From the beginning, you can tell this production is in good hands. Ford is one of the best directors in town, and he does some polished work here. The doctor is performed by veteran actor Ray Orley, who does an exceptional job of jabbing at the poor delusional woman's psychic wounds. The real prize, though, goes to Kristen Loree, who teases out a lot of subtleties in Stephanie's troubled persona. I especially enjoyed her inspired work maneuvering her electric wheelchair around the stage. Loree conveys angst with words and mannerisms, but her torment is most clearly conveyed through the jerky movements of her chair. In particular, the hostility she feels toward Feldmann really hits home when she charges him, threatening to break his shins, or circles him, like a shark sniffing for a trace of blood.

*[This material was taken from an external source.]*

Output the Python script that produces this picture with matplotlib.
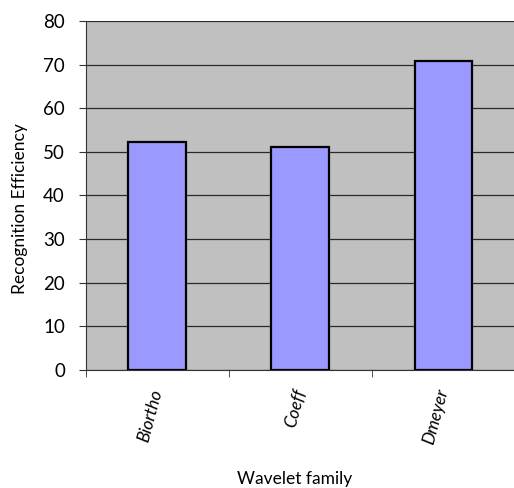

A musician herself, Loree seems to have really connected with this role.

Stephanie lost her music, but all of us would lose something crucial in her situation. This production of Kempinski's play forces the viewer to question what our reactions to that loss might be, and whether we could find the endurance necessary to survive in very trying circumstances.

A benefit performance for the National Multiple Sclerosis Society will be held on Sunday, Feb. 4, at 2 p.m.